DVD: Salt of the Earth

$15.00
DVD-STE

"As effectively as any other film in my curriculum, Salt of the Earth celebrates the possibility of people being able to create a very different, very much better society through solidarity and collective action." - Bill Bigelow

One of the great union stories of all time, "Salt of the Earth" was nevertheless smothered by corrupt Hollywood unions, (at the insistence of movie industry mogul and zealous anti-communist Howard Hughes). Blacklisted Hollywood Director Herbert Biberman, and his partners Paul Jarrico and Academy-Award-winner Michael Wilson then struggled for more than 15 years to get their film seen. Years later, after two of the three partners had died, it would be one of the first films chosen to be listed in the National Film Registry -- one of a very select few films to be preserved for all time. Only now, after more than half a century, is it finally receiving the recognition it derserves. Such is the fate of suppressed, overlooked, and forgotten films.

It was really a monumental struggle to bring this story to life on film and get it shown. The filmmakers had to battle vigilante groups and government harassment during the shooting of the film. Post-production was equally difficult: at one point they found themselves editing in the bathroom of a decrepit local theatre in New Mexico. Against all odds, the film was finally completed, but no exhibitor would screen it. The fix was in with the projectionists union. Although the film won prizes and kudos in Europe, few Americans had a chance to see it.

Then began a 12 year struggle to show the film in the U.S. ending in a classic courtroom battle in the early 1960's - when the 1950's McCarthy and H.U.A.C.* witch hunt era blacklist was just ending. By the 1970's, the film began to be re-discovered by a new generation. It was heralded as a feminist classic. Unions finally discovered its potent message. Film lovers now could see that it was a profoundly patriotic work -- and a unique example of American neorealism.

Judith Eisenscher, writing in Film Library Quarterly, said: "Have no doubt, this is a political film.
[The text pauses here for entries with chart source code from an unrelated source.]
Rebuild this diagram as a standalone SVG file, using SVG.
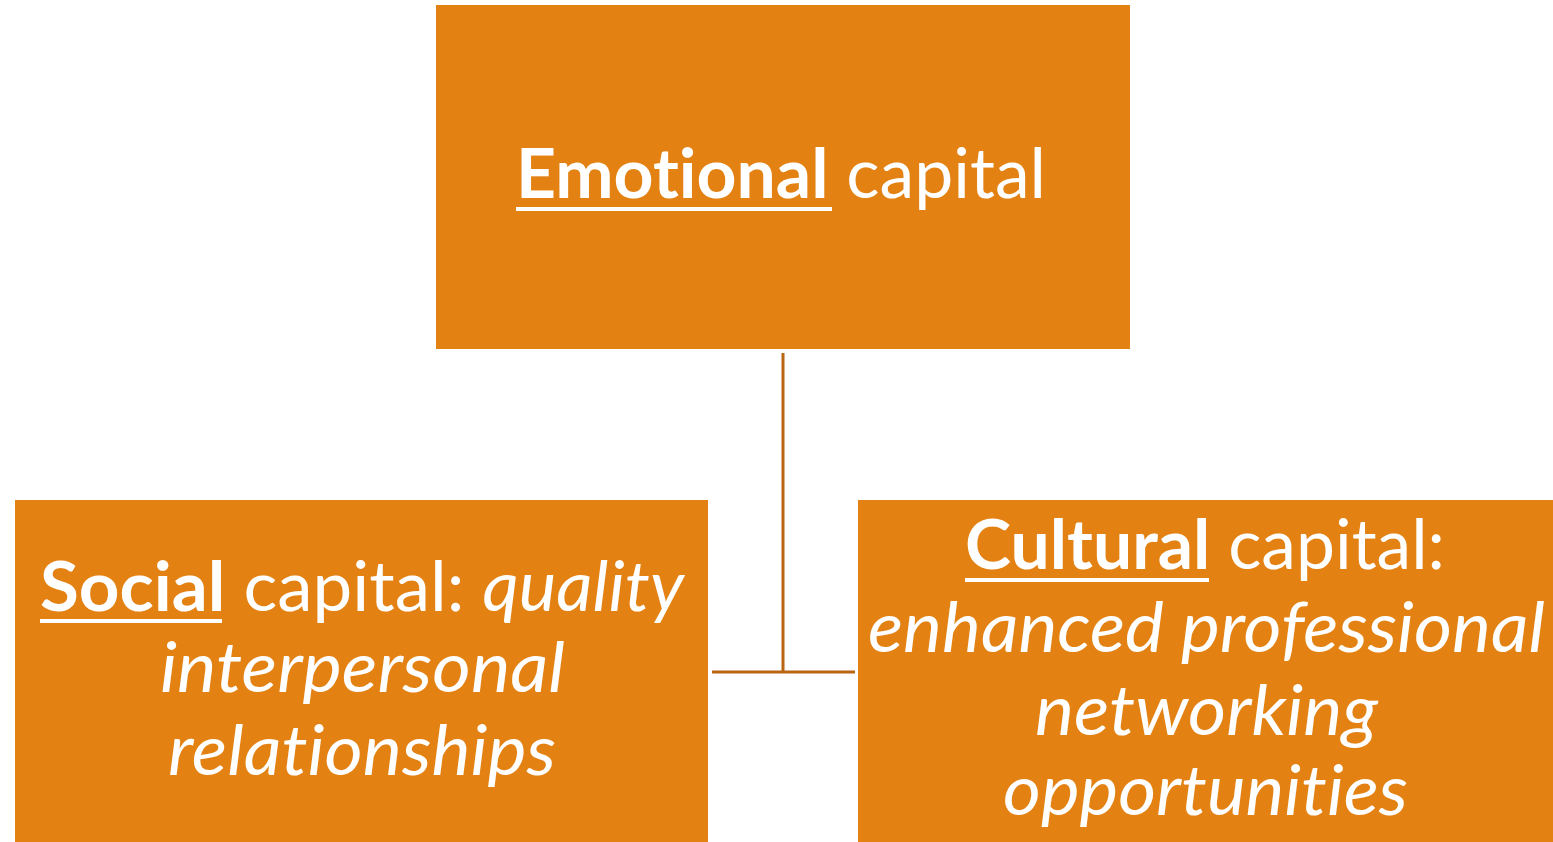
<svg xmlns="http://www.w3.org/2000/svg" width="1553" height="842" viewBox="0 0 1553 842">
  <style>
    .box { fill: #E38213; }
    .label { font-family: Lato, "Open Sans", "Liberation Sans", sans-serif; font-size: 69px; fill: #FFFFFF; font-variant-ligatures: none; font-feature-settings: "liga" 0, "clig" 0; }
    .b { font-weight: 700; }
    .i { font-style: italic; }
    .ul { fill: #FFFFFF; }
    .link { stroke: #BA6514; stroke-width: 3; fill: none; }
  </style>
  <rect width="1553" height="842" fill="#FFFFFF"/>

  <!-- connectors -->
  <g id="connectors">
    <line class="link" x1="783" y1="353" x2="783" y2="672"/>
    <line class="link" x1="712" y1="672" x2="855" y2="672"/>
  </g>

  <!-- top node -->
  <g id="node-emotional">
    <rect class="box" x="436" y="5" width="694" height="344"/>
    <text class="label" x="516" y="198" textLength="530" lengthAdjust="spacingAndGlyphs"><tspan class="b">Emotional</tspan> capital</text>
    <rect class="ul" x="516" y="207" width="316" height="4"/>
  </g>

  <!-- left node -->
  <g id="node-social">
    <rect class="box" x="15" y="500" width="693" height="342"/>
    <text class="label" x="40" y="611" textLength="644" lengthAdjust="spacingAndGlyphs"><tspan class="b">Social</tspan> capital: <tspan class="i">quality</tspan></text>
    <rect class="ul" x="40" y="619" width="182" height="4"/>
    <text class="label i" x="160" y="692" textLength="405" lengthAdjust="spacingAndGlyphs">interpersonal</text>
    <text class="label i" x="168" y="775" textLength="388" lengthAdjust="spacingAndGlyphs">relationships</text>
  </g>

  <!-- right node -->
  <g id="node-cultural">
    <rect class="box" x="858" y="500" width="695" height="342"/>
    <text class="label" x="965" y="569" textLength="480" lengthAdjust="spacingAndGlyphs"><tspan class="b">Cultural</tspan> capital:</text>
    <rect class="ul" x="965" y="578" width="244" height="4"/>
    <text class="label i" x="868" y="652" textLength="677" lengthAdjust="spacingAndGlyphs">enhanced professional</text>
    <text class="label i" x="1035" y="735" textLength="343" lengthAdjust="spacingAndGlyphs">networking</text>
    <text class="label i" x="1003" y="815" textLength="405" lengthAdjust="spacingAndGlyphs">opportunities</text>
  </g>
</svg>
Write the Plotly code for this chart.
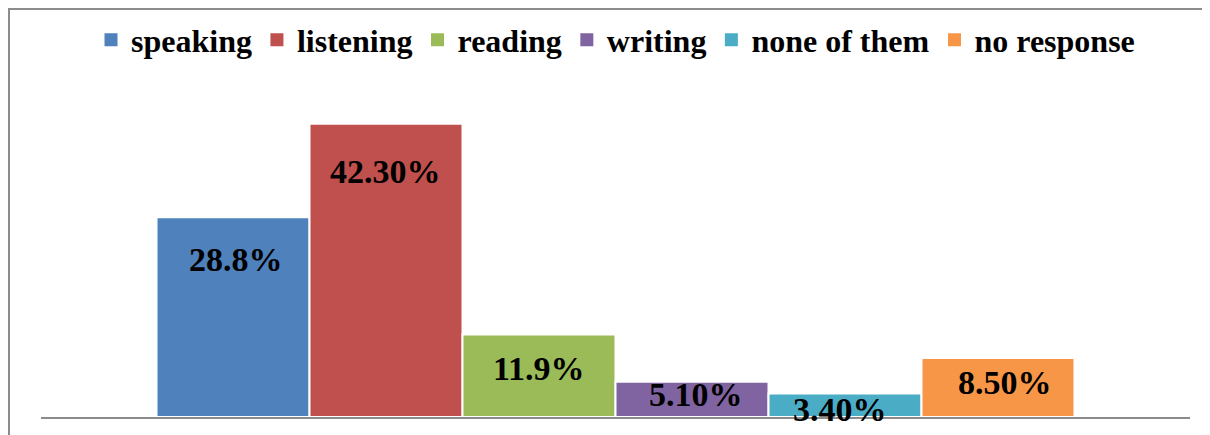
import plotly.graph_objects as go

# ---- data ----
categories = ["speaking", "listening", "reading", "writing", "none of them", "no response"]
values = [28.8, 42.3, 11.9, 5.1, 3.4, 8.5]
labels = ["28.8%", "42.30%", "11.9%", "5.10%", "3.40%", "8.50%"]

# ---- style ----
colors = ["#4F81BD", "#C0504D", "#9BBB59", "#8064A2", "#4BACC6", "#F79646"]
label_drop_px = [42, 48, 34, 13, 16, 24]   # label centre below bar top
label_xshift_px = [3, -1, 0, 4, -5, 7]
FONT = "Liberation Serif, Times New Roman, serif"

# page body has an 8px margin, so the figure is 8px smaller than the window
W, H = 1202, 427
ML, MR, MT, MB = 33, 20, 97, 18
PW = W - ML - MR
PH = H - MT - MB

fig = go.Figure()
for i, (cat, v, c) in enumerate(zip(categories, values, colors)):
    fig.add_trace(go.Bar(
        x=[i], y=[v], name=cat, width=1.0, legendgroup=cat, showlegend=False,
        marker=dict(color=c, line=dict(color="white", width=2)),
        hoverinfo="name+y",
    ))
    # legend entry with a larger square swatch
    fig.add_trace(go.Scatter(
        x=[None], y=[None], mode="markers", name=cat, legendgroup=cat,
        marker=dict(symbol="square", size=13, color=c),
        hoverinfo="skip",
    ))
    fig.add_annotation(
        x=i, y=v, xref="x", yref="y", text=labels[i], showarrow=False,
        yanchor="middle", yshift=-label_drop_px[i], xshift=label_xshift_px[i],
        font=dict(family=FONT, size=34, color="black", weight="bold"),
    )

n = len(categories)
half = 3.755
fig.update_layout(
    width=W, height=H,
    margin=dict(l=ML, r=MR, t=MT, b=MB, pad=0, autoexpand=False),
    paper_bgcolor="white", plot_bgcolor="white",
    barmode="overlay",
    showlegend=True,
    legend=dict(
        orientation="h", x=0.5, xanchor="center",
        y=(H - MB - 32) / PH, yanchor="middle",
        font=dict(family=FONT, size=32, color="black", weight="bold"),
        itemwidth=30, bgcolor="rgba(0,0,0,0)",
        itemclick=False, itemdoubleclick=False,
    ),
    xaxis=dict(
        range=[(n - 1) / 2 - half, (n - 1) / 2 + half],
        showgrid=False, zeroline=False, showticklabels=False, ticks="",
        showline=True, linecolor="#8C8C8C", linewidth=2, fixedrange=True,
    ),
    yaxis=dict(
        range=[0, 45], showgrid=False, zeroline=False, showticklabels=False,
        ticks="", showline=False, fixedrange=True,
    ),
)

# outer chart border
fig.add_shape(
    type="rect", xref="paper", yref="paper",
    x0=(1 - ML) / PW, x1=(1197 - ML) / PW,
    y0=(H - MB - 460) / PH, y1=(H - MB - 1) / PH,
    line=dict(color="#8C8C8C", width=2), fillcolor="rgba(0,0,0,0)", layer="below",
)

fig.write_html("out.html")
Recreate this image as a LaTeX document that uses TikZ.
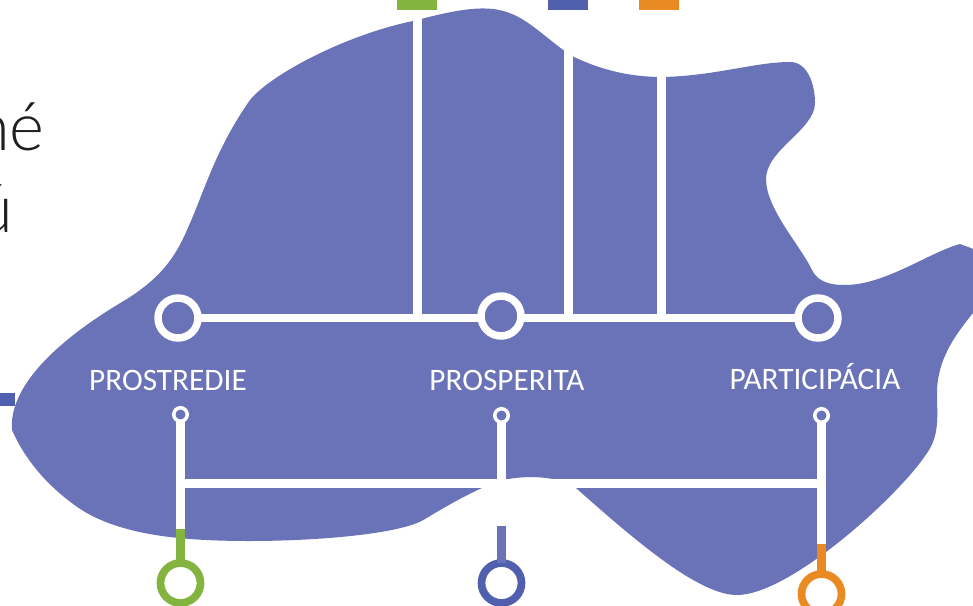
\documentclass[tikz,border=0pt]{standalone}
\usepackage{fontspec}
\setmainfont{Lato Light}
\newfontfamily\labelfont{Carlito}
\usepackage{tikz}
\definecolor{blob}{HTML}{6A73B8}
\definecolor{lgreen}{HTML}{84B440}
\definecolor{lblue}{HTML}{5060AE}
\definecolor{lorange}{HTML}{E98B22}
\tikzset{
  bigring/.style={circle,draw=white,line width=4.25pt,minimum size=0.8cm,inner sep=0pt,outer sep=0pt},
  smallring/.style={circle,draw=white,line width=2pt,minimum size=0.27cm,inner sep=0pt,outer sep=0pt},
  endring/.style={circle,draw=#1,line width=4.4pt,minimum size=0.8cm,inner sep=0pt,outer sep=0pt},
  wline/.style={white,line width=5.1pt},
  label/.style={white,font=\labelfont\fontsize{17.8}{19}\selectfont},
  bigtext/.style={anchor=base east,inner sep=0pt,text=black!88,font=\fontsize{38}{44}\selectfont},
}
\begin{document}
\begin{tikzpicture}[x=0.02cm,y=-0.02cm]
\clip (0,0) rectangle (973,605);
\fill[white] (0,0) rectangle (973,605);
\fill[blob] (12,428) .. controls (10,395) and (40,350) .. (127,299)
.. controls (160,278) and (175,258) .. (187,230)
.. controls (205,190) and (215,150) .. (250,100)
.. controls (270,75) and (345,35) .. (413,21)
.. controls (440,14) and (465,8) .. (485,8.5)
.. controls (520,9) and (535,30) .. (570,55)
.. controls (600,70) and (630,77) .. (662,77)
.. controls (715,76) and (755,62) .. (790,62)
.. controls (808,62) and (815,85) .. (815,103)
.. controls (815,130) and (765,150) .. (766,180)
.. controls (767,210) and (800,245) .. (812,270)
.. controls (818,282) and (830,285) .. (845,285)
.. controls (885,285) and (930,252) .. (960,244)
.. controls (975,250) and (985,250) .. (985,270)
.. controls (985,290) and (985,298) .. (973,313)
.. controls (955,335) and (937,360) .. (937,393)
.. controls (937,415) and (940,435) .. (927,453)
.. controls (900,495) and (790,595) .. (737,595)
.. controls (700,595) and (640,545) .. (576,488)
.. controls (560,475) and (510,472) .. (482,488)
.. controls (460,498) and (440,510) .. (425,519)
.. controls (400,535) and (310,541) .. (250,541)
.. controls (180,541) and (125,535) .. (85,512)
.. controls (50,490) and (25,460) .. (12,430) -- cycle;
\fill[lgreen] (397,0) rectangle (437,10);
\fill[lblue] (548,0) rectangle (588,10);
\fill[lorange] (639,0) rectangle (679,10);
\fill[lblue] (0,393) rectangle (15,406);
\node[bigtext] (ne) at (45,150) {né};
\node[bigtext] (u) at (14,232) {ú};
\node[bigring] (p1) at (178,318) {};
\node[bigring] (p2) at (501,316) {};
\node[bigring] (p3) at (818,318) {};
\node[label] (l1) at (168,380) {PROSTREDIE};
\node[label] (l2) at (507,380) {PROSPERITA};
\node[label] (l3) at (815,377) {PARTICIPÁCIA};
\node[smallring] (s1) at (180.5,414.5) {};
\node[smallring] (s2) at (501.5,415.5) {};
\node[smallring] (s3) at (821.5,415.5) {};
\node[endring=lgreen] (e1) at (180.5,583) {};
\node[endring=lblue] (e2) at (501.5,583) {};
\node[endring=lorange] (e3) at (821.5,594) {};
\coordinate (t1) at (417.5,12);
\coordinate (t2) at (568.5,30);
\coordinate (t3) at (661.5,60);
\coordinate (j1) at (180.5,483.5);
\coordinate (j2) at (501.5,483.5);
\coordinate (j3) at (821.5,483.5);
\coordinate (c1) at (180.5,529);
\coordinate (c2) at (501.5,526);
\coordinate (c3) at (821.5,544);
\draw[wline] (p1) -- (p1 -| p2.west);
\draw[wline] (p1 -| p2.east) -- (p3);
\draw[wline] (t1) -- (t1 |- p1);
\draw[wline] (t2) -- (t2 |- p1);
\draw[wline] (t3) -- (t3 |- p1);
\draw[wline] (j1) -- (j3);
\draw[wline] (s1) -- (c1);
\draw[wline] (s2) -- (j2);
\draw[wline] (s3) -- (c3);
\draw[blob,line width=5.1pt] (c2) -- (e2);
\draw[lgreen,line width=5.5pt] (c1) -- (e1);
\draw[lorange,line width=5.1pt] (c3) -- (e3);
\end{tikzpicture}
\end{document}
That is the beauty of it. This is not the story of one woman's individual psychological alienation, but the story of workers trying to better their lives and the internal and external struggle which that entails. The battle against male chauvinism is the major theme [in - and beyond - the context of a labor strike], but the film also deals with the whole question of racism - how it is used to divide the workers and how subtly it influences even sympathetic anglos. All of these themes come together in a well-blended story, not a dogmatic tract. It remains lively, at times humorous and it is deeply moving. The only drawback is the soundtrack, which was recorded under extremely difficult circumstances, and makes it difficult [at times] to hear some very beautiful dialogue."

When the film opened in Canada, the Canadian Broadcasting Company reviewed it: " 'Salt of the Earth' is an American movie about workers, which fact alone makes it unusual...The idea that workers are people, and have conflicts and problems worthy of attention, has never impressed the American film industry...not that workers are ignored altogether. Sometimes they are used for comic relief, or as background figures in an industrial epic, a pliable, anonymous mob streaming into plants early in the morning...Quite often, too, we run across workers in crime stories, as the victims or pawns of racketeers in control of their union. But the notion, so commonlace in European and English films, and in the entire world literature, that the lives and struggles of ordinary people are of dramatic interest seems too exotic for American consumption...Accordng to this philosophy, to be a worker carries with it a stigma of degradtion and inferiority...Cinematically, 'Salt of the Earth"'is an exciting experience, a deeply-human drama in the documentary manner perfected by the Italians in such masterpieces as 'Open City,' 'The Bicycle Thief,"' and 'Shoe Shine'. "

* H.U.A.C. - The Congressional Committee in the House of Representatives that was the grandaddy of all arbiters of "political correctness" – the House Un-Amercan Activities Committee, whose mandate it was for over a decade, to ferret out any and all subversives in the U.S.A.